Last year, Oracle Corporation (NASDAQ:ORCL) CEO Larry Ellison got a $90.7 million payday despite significant shareholder disapproval. Was he paid for performance? Not necessarily. Research suggests that stocks of companies with the highest-paid CEOs underperform their industry peers.
So what explains their high pay? One place to look is the board’s governance structures, which too often permit significant conflicts of interest among those who set executive compensation.
Do the companies you own allow these conflicts? Here are a few key places you can look.
Board selection
Conflicts of interest can arise if the CEO is able to play a significant role in selecting and approving board member nominations, as this gives them some power to hand-pick rubber-stamp board members who are more likely to push through favorable compensation packages.
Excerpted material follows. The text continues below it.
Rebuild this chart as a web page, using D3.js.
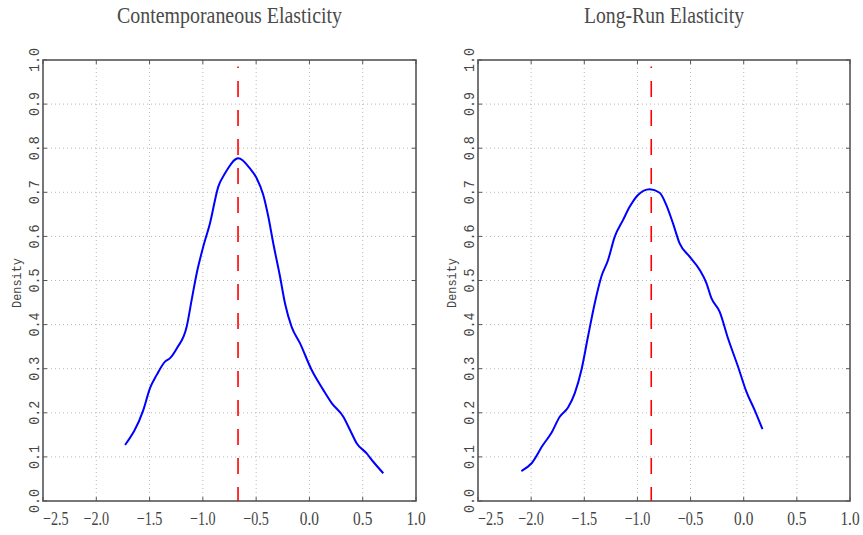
<!DOCTYPE html>
<html>
<head>
<meta charset="utf-8">
<script src="https://cdn.jsdelivr.net/npm/d3@7"></script>
<style>
body { margin:0; background:#fff; }
svg { display:block; }
</style>
</head>
<body>
<svg id="chart" width="863" height="535"></svg>
<script>

// kernel density, contemporaneous elasticity
var contempX = [-1.73, -1.559, -1.496, -1.433, -1.355, -1.308, -1.245, -1.152, -1.105, -1.058, -0.996,
	-0.933, -0.855, -0.792, -0.667, -0.558, -0.495, -0.433, -0.386, -0.339, -0.276, -0.229, -0.167,
	-0.089, 0.021, 0.130, 0.209, 0.318, 0.381, 0.443, 0.537, 0.599, 0.693];
var contempD = [0.127, 0.206, 0.256, 0.286, 0.316, 0.324, 0.346, 0.395, 0.456, 0.516, 0.577,
	0.630, 0.713, 0.743, 0.777, 0.754, 0.732, 0.694, 0.645, 0.584, 0.509, 0.448, 0.395,
	0.358, 0.297, 0.252, 0.222, 0.191, 0.161, 0.131, 0.108, 0.089, 0.063];

// kernel density, long-run elasticity
var longRunX = [-2.092, -1.998, -1.889, -1.810, -1.731, -1.653, -1.590, -1.527, -1.465, -1.402, -1.339,
	-1.277, -1.214, -1.136, -1.073, -0.995, -0.885, -0.791, -0.728, -0.666, -0.603, -0.509, -0.414,
	-0.351, -0.304, -0.226, -0.148, -0.054, 0.025, 0.103, 0.176];
var longRunD = [0.068, 0.085, 0.127, 0.154, 0.191, 0.212, 0.244, 0.297, 0.373, 0.448, 0.509,
	0.546, 0.599, 0.637, 0.667, 0.694, 0.707, 0.699, 0.671, 0.630, 0.584, 0.554, 0.524,
	0.494, 0.460, 0.429, 0.369, 0.305, 0.248, 0.206, 0.163];

var titles = ["Contemporaneous Elasticity", "Long-Run Elasticity"];
var markers = [-0.67, -0.87];   // red dashed line
var markerTop = 0.985;
var xTicks = [-2.5, -2.0, -1.5, -1.0, -0.5, 0.0, 0.5, 1.0];
var yTicks = [0.0, 0.1, 0.2, 0.3, 0.4, 0.5, 0.6, 0.7, 0.8, 0.9, 1.0];

var panels = [
	{x0:43, x1:416, xs:contempX, ds:contempD},
	{x0:478, x1:850, xs:longRunX, ds:longRunD}];
var plotTop = 60, plotBottom = 501;

var svg = d3.select("#chart");
var fmt = d3.format(".1f");

function drawPanel(p, i){
	var x = d3.scaleLinear().domain([-2.5, 1.0]).range([p.x0, p.x1]);
	var y = d3.scaleLinear().domain([0, 1]).range([plotBottom, plotTop]);
	var g = svg.append("g");

	// grid
	g.selectAll(".vgrid").data(xTicks.slice(1, -1)).enter().append("line")
		.attr("x1", function(d){ return x(d); }).attr("x2", function(d){ return x(d); })
		.attr("y1", plotTop).attr("y2", plotBottom)
		.attr("stroke", "#b8b8b8").attr("stroke-dasharray", "1,3");
	g.selectAll(".hgrid").data(yTicks.slice(1, -1)).enter().append("line")
		.attr("y1", function(d){ return y(d); }).attr("y2", function(d){ return y(d); })
		.attr("x1", p.x0).attr("x2", p.x1)
		.attr("stroke", "#b8b8b8").attr("stroke-dasharray", "1,3");

	// inward ticks on all sides
	xTicks.forEach(function(t){
		g.append("line").attr("x1", x(t)).attr("x2", x(t)).attr("y1", plotBottom).attr("y2", plotBottom - 4)
			.attr("stroke", "#555");
		g.append("line").attr("x1", x(t)).attr("x2", x(t)).attr("y1", plotTop).attr("y2", plotTop + 4)
			.attr("stroke", "#555");
	});
	yTicks.forEach(function(t){
		g.append("line").attr("y1", y(t)).attr("y2", y(t)).attr("x1", p.x0).attr("x2", p.x0 + 4)
			.attr("stroke", "#555");
		g.append("line").attr("y1", y(t)).attr("y2", y(t)).attr("x1", p.x1).attr("x2", p.x1 - 4)
			.attr("stroke", "#555");
	});

	// frame
	g.append("rect").attr("x", p.x0).attr("y", plotTop)
		.attr("width", p.x1 - p.x0).attr("height", plotBottom - plotTop)
		.attr("fill", "none").attr("stroke", "#555").attr("stroke-width", 1.6);

	// red dashed marker, drawn top-down so it starts with a short dot
	g.append("line")
		.attr("x1", x(markers[i])).attr("x2", x(markers[i]))
		.attr("y1", y(markerTop)).attr("y2", y(0))
		.attr("stroke", "#ff0000").attr("stroke-width", 1.6)
		.attr("stroke-dasharray", "16,13").attr("stroke-dashoffset", 14.5);

	// density curve
	var pts = p.xs.map(function(v, k){ return [v, p.ds[k]]; });
	var line = d3.line()
		.x(function(d){ return x(d[0]); })
		.y(function(d){ return y(d[1]); })
		.curve(d3.curveMonotoneX);
	g.append("path").datum(pts).attr("d", line)
		.attr("fill", "none").attr("stroke", "#0000ff").attr("stroke-width", 2);

	// x tick labels
	xTicks.forEach(function(t){
		var s = fmt(t);
		var len = s.length * 6.4;
		var cx = Math.max(x(t) - len / 2, p.x0);
		g.append("text").attr("x", cx).attr("y", 525)
			.attr("text-anchor", "start")
			.attr("font-family", "Liberation Serif").attr("font-size", 19)
			.attr("fill", "#444")
			.attr("textLength", len).attr("lengthAdjust", "spacingAndGlyphs")
			.text(s);
	});

	// y tick labels (rotated)
	yTicks.forEach(function(t){
		g.append("text")
			.attr("transform", "translate(" + (p.x0 - 4) + "," + y(t) + ") rotate(-90)")
			.attr("text-anchor", "middle")
			.attr("font-family", "Liberation Mono").attr("font-size", 14)
			.attr("fill", "#444")
			.attr("textLength", 24).attr("lengthAdjust", "spacingAndGlyphs")
			.text(fmt(t));
	});

	g.append("text")
		.attr("transform", "translate(" + (p.x0 - 22) + "," + 283 + ") rotate(-90)")
		.attr("text-anchor", "middle")
		.attr("font-family", "Liberation Mono").attr("font-size", 12)
		.attr("fill", "#444")
		.attr("textLength", 50).attr("lengthAdjust", "spacingAndGlyphs")
		.text("Density");

	// title
	g.append("text")
		.attr("x", (p.x0 + p.x1) / 2).attr("y", 23)
		.attr("text-anchor", "middle")
		.attr("font-family", "Liberation Serif").attr("font-size", 23)
		.attr("fill", "#4a4a4a")
		.attr("textLength", i == 0 ? 225 : 160).attr("lengthAdjust", "spacingAndGlyphs")
		.text(titles[i]);
}

panels.forEach(drawPanel);

</script>
</body>
</html>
How can you determine if this is the case?
Take a look at the proxy sections discussing the company’s Nominating and Corporate Governance Committee. It provides valuable information about the procedure a company uses to select and approve board members, including members who will serve on the compensation committee.
For example, Chesapeake Energy Corporation (NYSE:CHK)‘s 2011 proxy statement indicates that the entire board of directors had “the authority to accept, modify, or reject the slate of nominees recommended by the Committee.” Since Aubrey McClendon was at that time serving as both the CEO and the board chairman, this means that he had a significant amount of power to choose the board members who would ultimately determine his compensation package and approve his management decisions.
According to some critics, McClendon used that power to hand-pick Chesapeake Energy Corporation (NYSE:CHK)’s board, which proceeded to offer generous compensation packages, and (according to some accounts) approved McClendon’s decision to take out about $1.1 billion in loans against his stake in company-owned wells.
Board compensation
Investors should also worry when the CEO is able to play a significant role in creating and approving board compensation packages, which can create a temptation among directors to kowtow to the CEO to preserve cushy compensation and perks.
How can you determine when this is the case?
Take a look at the proxy’s explanation of the responsibilities held by the compensation committee.
Chesapeake Energy Corporation (NYSE:CHK)’s 2011 proxy statement indicated that the compensation committee, which was entirely composed of independent members, was responsible for approving the amount of compensation directors achieve in equity. However, the proxy also indicated that the board of directors as a whole was “responsible for establishing and approving director cash compensation.”
This put McClendon, who then served as both CEO and board chairman, in a position to guide decisions regarding cash compensation packages awarded to directors — including those who set his pay.
Other questionable board connections
Suppose you’re a member of the compensation committee at Corporation A, and also the CEO of Company B, and that you recognize that Company B could profit from doing business with Corporation A. Wouldn’t you want to stay in the good graces of A’s executives to keep that opportunity open? Sure you would. And one way do to that would be to create generous compensation packages.
For this reason, investors should also be wary of any other situations in which compensation committee members’ other corporate affiliations might create a temptation to form a quid-pro-quo relationship with those whose packages they help determine.
How can you determine this?
First, look for disclosures of related-party transactions, which indicate when your company has purchased goods or services from a board member’s company.
Let’s look at a related-party transaction that occurred at Oracle Corporation (NASDAQ:ORCL), which awarded Ellison a compensation package worth $90.7 million in 2012. This egregious package garnered such strong shareholder disapproval that 58.9% of shares voted against it, even as Ellison himself owned about 23% of shares at the time.
Oracle’s 2012 proxy statement discloses that at least two out of three of its compensation committee members are associated with companies that may profit from Oracle’s decision to contract with them for goods and services. George Conrades and Naomi Seligman both serve as directors on the board of Akamai Technologies, Inc. (NASDAQ:AKAM) , and Conrades served as its CEO from 1999 until 2005. In 2011, Oracle purchased products and services from Akamai.